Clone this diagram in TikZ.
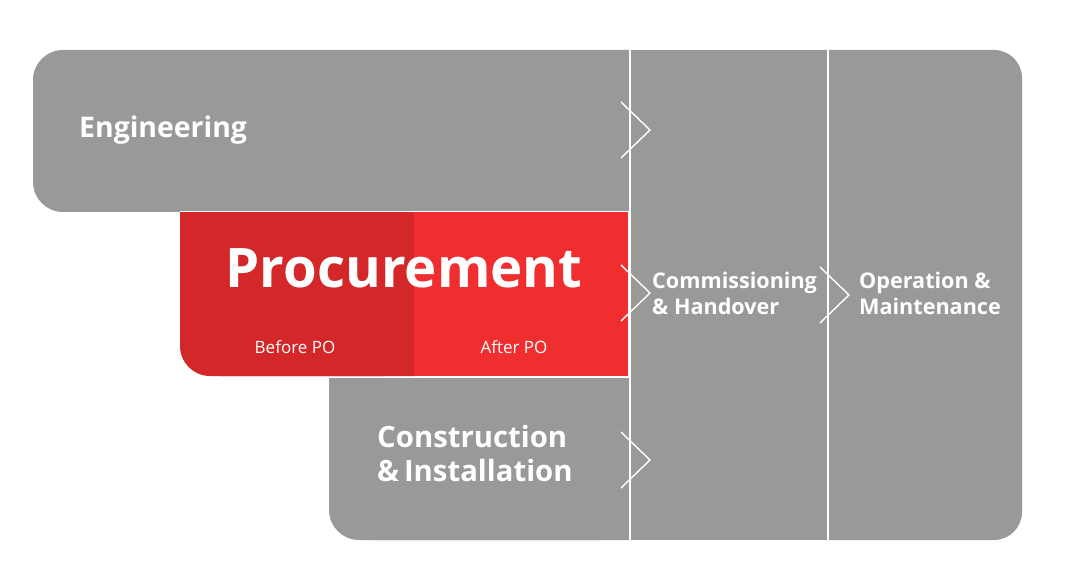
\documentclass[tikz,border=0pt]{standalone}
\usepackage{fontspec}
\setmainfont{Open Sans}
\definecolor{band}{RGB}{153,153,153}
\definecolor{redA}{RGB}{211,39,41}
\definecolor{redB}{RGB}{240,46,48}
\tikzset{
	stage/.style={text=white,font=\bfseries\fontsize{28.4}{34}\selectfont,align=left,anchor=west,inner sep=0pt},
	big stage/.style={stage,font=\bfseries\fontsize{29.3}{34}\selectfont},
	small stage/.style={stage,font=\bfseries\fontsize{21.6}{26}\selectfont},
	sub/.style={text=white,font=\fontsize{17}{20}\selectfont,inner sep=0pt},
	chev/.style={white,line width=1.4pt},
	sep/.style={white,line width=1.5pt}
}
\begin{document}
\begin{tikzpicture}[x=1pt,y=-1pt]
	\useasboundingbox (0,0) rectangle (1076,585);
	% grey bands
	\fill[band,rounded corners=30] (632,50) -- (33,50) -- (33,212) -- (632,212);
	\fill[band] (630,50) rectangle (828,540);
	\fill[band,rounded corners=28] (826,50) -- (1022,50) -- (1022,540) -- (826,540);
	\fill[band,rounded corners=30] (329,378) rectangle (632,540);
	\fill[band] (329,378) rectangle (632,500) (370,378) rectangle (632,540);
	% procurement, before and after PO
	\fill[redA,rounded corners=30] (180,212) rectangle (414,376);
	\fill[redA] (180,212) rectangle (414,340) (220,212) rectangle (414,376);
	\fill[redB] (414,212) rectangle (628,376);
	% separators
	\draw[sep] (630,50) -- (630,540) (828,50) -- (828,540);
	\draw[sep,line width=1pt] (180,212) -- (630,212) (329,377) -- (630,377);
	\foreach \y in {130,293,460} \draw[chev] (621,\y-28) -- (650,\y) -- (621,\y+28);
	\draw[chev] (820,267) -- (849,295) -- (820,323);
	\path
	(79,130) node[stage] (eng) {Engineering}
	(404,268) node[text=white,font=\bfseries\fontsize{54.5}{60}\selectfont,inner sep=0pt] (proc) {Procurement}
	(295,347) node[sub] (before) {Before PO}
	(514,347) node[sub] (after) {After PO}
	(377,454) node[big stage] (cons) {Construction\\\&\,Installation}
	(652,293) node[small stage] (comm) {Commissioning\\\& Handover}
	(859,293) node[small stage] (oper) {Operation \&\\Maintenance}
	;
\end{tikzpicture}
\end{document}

----

Task goal: Ignore the images and quote every line of the listing exactly.

Result of this task:
Clone this diagram in TikZ.
\documentclass[tikz,border=0pt]{standalone}
\usepackage{fontspec}
\setmainfont{Open Sans}
\definecolor{band}{RGB}{153,153,153}
\definecolor{redA}{RGB}{211,39,41}
\definecolor{redB}{RGB}{240,46,48}
\tikzset{
	stage/.style={text=white,font=\bfseries\fontsize{28.4}{34}\selectfont,align=left,anchor=west,inner sep=0pt},
	big stage/.style={stage,font=\bfseries\fontsize{29.3}{34}\selectfont},
	small stage/.style={stage,font=\bfseries\fontsize{21.6}{26}\selectfont},
	sub/.style={text=white,font=\fontsize{17}{20}\selectfont,inner sep=0pt},
	chev/.style={white,line width=1.4pt},
	sep/.style={white,line width=1.5pt}
}
\begin{document}
\begin{tikzpicture}[x=1pt,y=-1pt]
	\useasboundingbox (0,0) rectangle (1076,585);
	% grey bands
	\fill[band,rounded corners=30] (632,50) -- (33,50) -- (33,212) -- (632,212);
	\fill[band] (630,50) rectangle (828,540);
	\fill[band,rounded corners=28] (826,50) -- (1022,50) -- (1022,540) -- (826,540);
	\fill[band,rounded corners=30] (329,378) rectangle (632,540);
	\fill[band] (329,378) rectangle (632,500) (370,378) rectangle (632,540);
	% procurement, before and after PO
	\fill[redA,rounded corners=30] (180,212) rectangle (414,376);
	\fill[redA] (180,212) rectangle (414,340) (220,212) rectangle (414,376);
	\fill[redB] (414,212) rectangle (628,376);
	% separators
	\draw[sep] (630,50) -- (630,540) (828,50) -- (828,540);
	\draw[sep,line width=1pt] (180,212) -- (630,212) (329,377) -- (630,377);
	\foreach \y in {130,293,460} \draw[chev] (621,\y-28) -- (650,\y) -- (621,\y+28);
	\draw[chev] (820,267) -- (849,295) -- (820,323);
	\path
	(79,130) node[stage] (eng) {Engineering}
	(404,268) node[text=white,font=\bfseries\fontsize{54.5}{60}\selectfont,inner sep=0pt] (proc) {Procurement}
	(295,347) node[sub] (before) {Before PO}
	(514,347) node[sub] (after) {After PO}
	(377,454) node[big stage] (cons) {Construction\\\&\,Installation}
	(652,293) node[small stage] (comm) {Commissioning\\\& Handover}
	(859,293) node[small stage] (oper) {Operation \&\\Maintenance}
	;
\end{tikzpicture}
\end{document}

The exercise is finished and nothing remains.